Des personnages roués inspirant la défiance
Enfin, dans la mêlée des sous-chefs de Nidaa Tounes, existe un personnage bien plus pittoresque qui n’arrête pas de jouer les apprentis caciques : Néji Jalloul. Encore plus versatile à force de revirements, il ne sait plus sur quelle jambe se tenir et vers quel horizon se tourner. Suffisamment doué et polymorphe, il passa avec une aisance déconcertante de l’art de former les futures générations à la science de la prospective, même si les savantes études, de pures redondances, publiées jusque-là, ne servaient qu’à lui offrir l’occasion de faire parler de lui.

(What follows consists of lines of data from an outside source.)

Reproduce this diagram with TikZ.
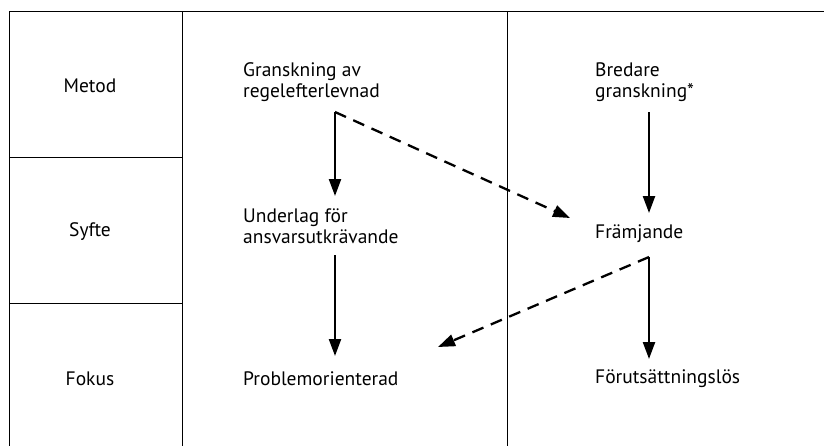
\documentclass[tikz,border=0pt]{standalone}
\usepackage{fontspec}
\setmainfont{PT Sans}
\usetikzlibrary{arrows.meta}
\tikzset{
  lbl/.style={inner sep=0pt, font=\fontsize{19.5}{21}\selectfont},
  item/.style={lbl, anchor=west, align=left},
  flow/.style={-{Triangle[length=17pt,width=12pt]}, line width=2.3pt},
  alt/.style={flow, dash pattern=on 12pt off 8pt},
}
\begin{document}
\begin{tikzpicture}[x=1pt, y=-1pt]
    \useasboundingbox (0, 0) rectangle (824, 445);
    % table frame
    \draw[line width=1pt] (9, 11) -- (830, 11);
    \draw[line width=1pt] (9, 11) -- (9, 460);
    \draw[line width=1pt] (182, 11) -- (182, 460);
    \draw[line width=1pt] (507, 11) -- (507, 460);
    \draw[line width=1pt] (9, 157) -- (182, 157);
    \draw[line width=1pt] (9, 303) -- (182, 303);
    % row heads
    \node[lbl] (metod) at (90, 86) {Metod};
    \node[lbl] (syfte) at (90, 232) {Syfte};
    \node[lbl] (fokus) at (90, 379) {Fokus};
    % left column
    \node[item] (gransk) at (243, 82) {Granskning av\\regelefterlevnad};
    \node[item] (underlag) at (243, 226) {Underlag för\\ansvarsutkrävande};
    \node[item] (problem) at (243, 379) {Problemorienterad};
    % right column
    \node[item] (bredare) at (595, 82) {Bredare\\granskning*};
    \node[item] (framj) at (595, 234) {Främjande};
    \node[item] (forut) at (595, 379) {Förutsättningslös};
    % arrow ends
    \coordinate (g1) at (335, 112);
    \coordinate (u1) at (335, 196);
    \coordinate (u2) at (335, 255);
    \coordinate (p1) at (335, 356);
    \coordinate (b1) at (649, 112);
    \coordinate (f1) at (649, 213);
    \coordinate (f2) at (649, 257);
    \coordinate (r1) at (649, 359);
    \coordinate (fx) at (570, 218);
    \coordinate (px) at (438, 347);
    \draw[flow] (g1) -- (u1);
    \draw[flow] (u2) -- (p1);
    \draw[flow] (b1) -- (f1);
    \draw[flow] (f2) -- (r1);
    \draw[alt] (g1) -- (fx);
    \draw[alt] (f2) -- (px);
\end{tikzpicture}
\end{document}
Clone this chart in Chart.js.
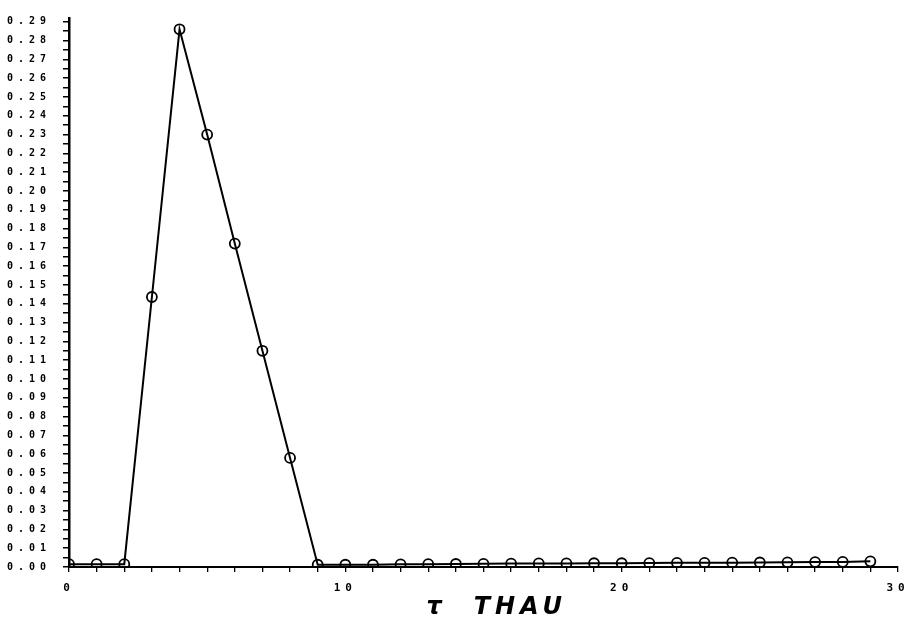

D’ailleurs, de Chine, d’où il se voit en nouveau Marco Polo capable de reconstituer la Route de la Soie, il nous a fait part d’une imparable potion magique destinée à réaliser une sortie de crise. Une formule de pure stratégie et non de cartomancie qu’il révélera dès son retour de l’Empire du Milieu. Je dois avouer que la sottise monotone de chacune de ses idées émousse ma curiosité quant à l’épilogue. Ce qui est certain cependant, c’est que la moindre hypothèse formulée par ces petits dictateurs dépassera en bassesse et en grotesque tout ce que nous avions entrevu dans nos imaginations les plus dévergondées.
Bref, le parcours de ces hommes aigris, qui ont fréquenté les cercles du pouvoir lorsque les hautes fonctions étaient à prendre et qu’il suffisait seulement de se baisser pour les ramasser, a quelque chose de repoussant, celui des personnages roués à l’égard desquels on n’éprouve que de la défiance.
À la faveur du multipartisme, nombre d’individus ont jugé bon de créer leurs propres partis politiques avec un programme économique voire un modèle de société pour s’allier au pouvoir en place ou pour revendiquer la qualité d’opposant. Pourtant, un bon nombre d’entre eux ainsi que leurs militants, tiendraient aisément dans une cabine téléphonique. Cependant, privés d’identité individuelle ou collective, ne disposant pas de traces d’un passé commun qui persiste dans le temps présent censé rassembler des membres d’un groupe autour d’une histoire commune, leurs adhérents finissent par prendre le large, excédés par le hiatus entre les arrogantes et grinçantes tirades de leurs dirigeants et leur traduction dans les faits.
Qui oserait encore accorder un sou de crédits à ces paillasses, prétendre encore qu’on peut derrière ces egos surdimensionnés marcher à une victoire? C’est ainsi que les transfuges se font chaque jour plus nombreux, et que les partis s’effilochent et connaissent les démissions en série. Rien ne peut être plus funeste, dans une organisation politique que ces agités qui s’imaginent, de la meilleure foi du monde, avoir fait métier de leaders éclairés quand ils commandent des subalternes qui ne connaissent ni les tenants ni les aboutissants de leur mission.
Aujourd’hui, cherchant à effacer le passé, à surmonter leurs contradictions et leurs divergences, car incapables de percer seuls, plusieurs micro-partis aspirent à un regroupement plus ou moins réel, un quelconque rassemblement conçu au détriment du parti principal et qui les sortirait de l’anonymat. L’unité étant l’unique condition de succès dans l’épreuve qui s’engage. Or ces velléités d’émancipation ont été jusqu’ici peu concluantes car ne débouchant sur aucune stratégie susceptible de se transformer en combat politique crédible contre les islamistes ou autres. Ne demeure que le souvenir d’une rupture tranchée avec une encombrante tutelle en déroute qui ne saurait à elle seule constituer une politique.
C’est ainsi que, progressivement, le ciel politique a fini par ressembler à une immense constellation où chaque astre se meut dans son orbite sans troubler les mouvements des astres voisins. Et dans cette galaxie, le soleil ne bouge pas, c’est la terre qui tourne sur elle-même.
Aujourd’hui les islamistes et ceux qui gravitent dans leur mouvance, s’exhibent effrontément dans la photo souvenir avec la nouvelle Maire de Tunis. Toutes les têtes remarquables de l’époque de la Troïka sont présentes, comme si le temps s’est arrêté, ce qui ne rend la réalité ni plus apaisante ni plus acceptable.